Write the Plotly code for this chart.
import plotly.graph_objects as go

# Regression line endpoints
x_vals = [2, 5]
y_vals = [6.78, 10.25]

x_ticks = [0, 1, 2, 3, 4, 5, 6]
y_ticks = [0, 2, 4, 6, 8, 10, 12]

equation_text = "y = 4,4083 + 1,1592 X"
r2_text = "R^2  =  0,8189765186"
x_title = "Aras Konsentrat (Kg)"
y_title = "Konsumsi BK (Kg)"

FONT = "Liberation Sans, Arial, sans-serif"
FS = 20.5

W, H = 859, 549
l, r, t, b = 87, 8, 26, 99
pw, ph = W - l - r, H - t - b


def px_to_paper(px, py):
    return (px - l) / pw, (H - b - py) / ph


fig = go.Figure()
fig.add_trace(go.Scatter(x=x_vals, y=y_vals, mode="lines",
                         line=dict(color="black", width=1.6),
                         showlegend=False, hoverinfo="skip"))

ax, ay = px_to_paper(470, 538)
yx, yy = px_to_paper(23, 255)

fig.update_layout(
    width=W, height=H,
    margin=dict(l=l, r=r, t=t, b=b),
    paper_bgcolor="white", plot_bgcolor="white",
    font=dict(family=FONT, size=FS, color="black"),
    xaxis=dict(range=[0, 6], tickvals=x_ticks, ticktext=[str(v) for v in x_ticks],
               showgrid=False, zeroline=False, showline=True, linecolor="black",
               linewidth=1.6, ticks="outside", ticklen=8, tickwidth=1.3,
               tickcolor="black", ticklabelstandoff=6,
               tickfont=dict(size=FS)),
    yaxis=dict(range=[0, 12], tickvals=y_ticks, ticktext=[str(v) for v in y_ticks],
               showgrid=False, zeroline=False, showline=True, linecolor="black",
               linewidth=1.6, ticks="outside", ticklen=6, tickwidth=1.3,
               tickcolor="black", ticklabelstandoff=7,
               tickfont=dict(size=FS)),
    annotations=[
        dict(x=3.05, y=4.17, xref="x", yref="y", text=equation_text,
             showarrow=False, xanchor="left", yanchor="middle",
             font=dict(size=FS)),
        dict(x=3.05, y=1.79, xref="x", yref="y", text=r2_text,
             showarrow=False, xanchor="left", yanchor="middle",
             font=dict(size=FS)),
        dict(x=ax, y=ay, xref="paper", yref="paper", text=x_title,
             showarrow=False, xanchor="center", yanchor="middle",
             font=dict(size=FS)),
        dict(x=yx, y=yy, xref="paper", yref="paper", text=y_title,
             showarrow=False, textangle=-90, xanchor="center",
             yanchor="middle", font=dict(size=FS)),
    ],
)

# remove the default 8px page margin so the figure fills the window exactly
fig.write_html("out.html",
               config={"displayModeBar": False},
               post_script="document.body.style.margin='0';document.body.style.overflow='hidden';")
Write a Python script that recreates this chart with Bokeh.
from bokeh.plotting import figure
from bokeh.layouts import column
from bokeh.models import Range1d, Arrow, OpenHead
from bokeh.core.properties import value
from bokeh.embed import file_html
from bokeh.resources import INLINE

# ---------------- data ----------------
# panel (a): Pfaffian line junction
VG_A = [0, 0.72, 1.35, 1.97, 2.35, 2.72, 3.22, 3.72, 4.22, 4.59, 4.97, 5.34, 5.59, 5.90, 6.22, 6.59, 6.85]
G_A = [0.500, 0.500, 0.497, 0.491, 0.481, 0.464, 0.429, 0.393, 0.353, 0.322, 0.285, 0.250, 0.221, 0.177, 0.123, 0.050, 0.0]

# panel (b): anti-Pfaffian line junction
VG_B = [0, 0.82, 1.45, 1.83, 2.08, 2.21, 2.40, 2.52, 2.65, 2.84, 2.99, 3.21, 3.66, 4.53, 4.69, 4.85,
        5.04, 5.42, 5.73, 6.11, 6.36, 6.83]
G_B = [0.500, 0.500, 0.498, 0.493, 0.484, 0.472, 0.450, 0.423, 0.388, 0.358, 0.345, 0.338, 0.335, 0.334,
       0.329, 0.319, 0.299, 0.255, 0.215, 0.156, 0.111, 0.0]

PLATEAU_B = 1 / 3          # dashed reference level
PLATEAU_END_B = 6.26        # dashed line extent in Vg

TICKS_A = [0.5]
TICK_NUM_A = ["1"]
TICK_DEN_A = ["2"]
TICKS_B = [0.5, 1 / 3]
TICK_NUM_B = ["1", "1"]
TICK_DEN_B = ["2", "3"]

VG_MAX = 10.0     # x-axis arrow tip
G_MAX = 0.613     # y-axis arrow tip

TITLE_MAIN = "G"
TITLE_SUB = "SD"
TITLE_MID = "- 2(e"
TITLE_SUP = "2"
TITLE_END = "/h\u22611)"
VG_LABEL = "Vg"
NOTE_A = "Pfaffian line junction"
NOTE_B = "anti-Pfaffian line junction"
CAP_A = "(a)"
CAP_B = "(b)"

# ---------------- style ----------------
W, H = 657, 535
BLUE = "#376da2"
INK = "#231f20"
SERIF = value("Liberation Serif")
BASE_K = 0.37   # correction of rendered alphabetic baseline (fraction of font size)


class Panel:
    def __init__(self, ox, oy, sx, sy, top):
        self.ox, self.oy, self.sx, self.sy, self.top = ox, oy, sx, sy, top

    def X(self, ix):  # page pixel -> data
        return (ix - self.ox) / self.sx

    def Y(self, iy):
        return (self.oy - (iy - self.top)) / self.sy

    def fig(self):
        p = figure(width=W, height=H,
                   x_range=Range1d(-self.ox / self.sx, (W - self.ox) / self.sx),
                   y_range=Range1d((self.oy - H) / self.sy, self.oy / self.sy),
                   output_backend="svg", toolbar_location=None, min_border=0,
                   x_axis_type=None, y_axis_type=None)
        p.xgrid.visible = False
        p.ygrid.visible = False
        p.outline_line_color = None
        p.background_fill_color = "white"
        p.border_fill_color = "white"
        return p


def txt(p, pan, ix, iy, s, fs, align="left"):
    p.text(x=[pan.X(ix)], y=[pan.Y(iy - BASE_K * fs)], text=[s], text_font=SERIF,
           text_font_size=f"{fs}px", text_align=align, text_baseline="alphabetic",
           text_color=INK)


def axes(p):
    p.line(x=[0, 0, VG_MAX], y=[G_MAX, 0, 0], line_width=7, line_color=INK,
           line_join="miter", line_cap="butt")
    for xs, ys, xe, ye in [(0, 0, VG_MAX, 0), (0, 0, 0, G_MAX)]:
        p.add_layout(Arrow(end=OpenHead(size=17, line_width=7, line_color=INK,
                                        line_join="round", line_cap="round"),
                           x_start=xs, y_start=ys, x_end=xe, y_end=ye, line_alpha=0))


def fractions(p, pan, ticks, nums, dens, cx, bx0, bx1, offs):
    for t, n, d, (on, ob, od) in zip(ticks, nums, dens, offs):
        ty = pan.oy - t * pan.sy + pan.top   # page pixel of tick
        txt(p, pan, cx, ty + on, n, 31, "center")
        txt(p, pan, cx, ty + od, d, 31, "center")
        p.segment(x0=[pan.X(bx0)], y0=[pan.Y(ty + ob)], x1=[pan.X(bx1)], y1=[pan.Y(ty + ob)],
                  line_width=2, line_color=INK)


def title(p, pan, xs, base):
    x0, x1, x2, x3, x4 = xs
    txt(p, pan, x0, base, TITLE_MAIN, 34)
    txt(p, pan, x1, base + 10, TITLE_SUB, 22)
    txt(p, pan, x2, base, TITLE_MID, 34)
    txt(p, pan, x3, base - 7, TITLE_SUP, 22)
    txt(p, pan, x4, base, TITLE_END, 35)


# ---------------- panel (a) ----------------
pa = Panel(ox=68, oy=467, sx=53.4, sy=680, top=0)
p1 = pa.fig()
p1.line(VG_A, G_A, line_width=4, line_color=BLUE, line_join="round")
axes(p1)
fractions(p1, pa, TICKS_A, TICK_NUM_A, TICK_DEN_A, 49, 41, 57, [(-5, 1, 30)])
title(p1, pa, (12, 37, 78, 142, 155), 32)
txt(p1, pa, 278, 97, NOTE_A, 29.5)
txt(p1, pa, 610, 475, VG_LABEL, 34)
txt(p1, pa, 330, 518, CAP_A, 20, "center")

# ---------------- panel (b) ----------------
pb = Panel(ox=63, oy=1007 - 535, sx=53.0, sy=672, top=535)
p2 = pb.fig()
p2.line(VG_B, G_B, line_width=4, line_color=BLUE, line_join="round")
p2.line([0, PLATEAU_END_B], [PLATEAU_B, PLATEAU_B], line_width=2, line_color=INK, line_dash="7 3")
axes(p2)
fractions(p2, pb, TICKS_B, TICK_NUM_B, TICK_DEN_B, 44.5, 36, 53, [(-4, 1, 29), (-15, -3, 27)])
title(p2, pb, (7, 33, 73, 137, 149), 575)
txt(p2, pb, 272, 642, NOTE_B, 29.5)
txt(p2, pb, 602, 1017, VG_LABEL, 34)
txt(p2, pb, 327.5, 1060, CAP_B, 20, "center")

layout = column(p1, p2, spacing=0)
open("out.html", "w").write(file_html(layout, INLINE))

· · · · ·

▶ **Instructions for the task**
Begin at the top of the records above and quote each line exactly, ending with the line that contains "y_ticks = [0, 2, 4, 6, 8, 10, 12]".

▶ **Response below**
Write the Plotly code for this chart.
import plotly.graph_objects as go

# Regression line endpoints
x_vals = [2, 5]
y_vals = [6.78, 10.25]

x_ticks = [0, 1, 2, 3, 4, 5, 6]
y_ticks = [0, 2, 4, 6, 8, 10, 12]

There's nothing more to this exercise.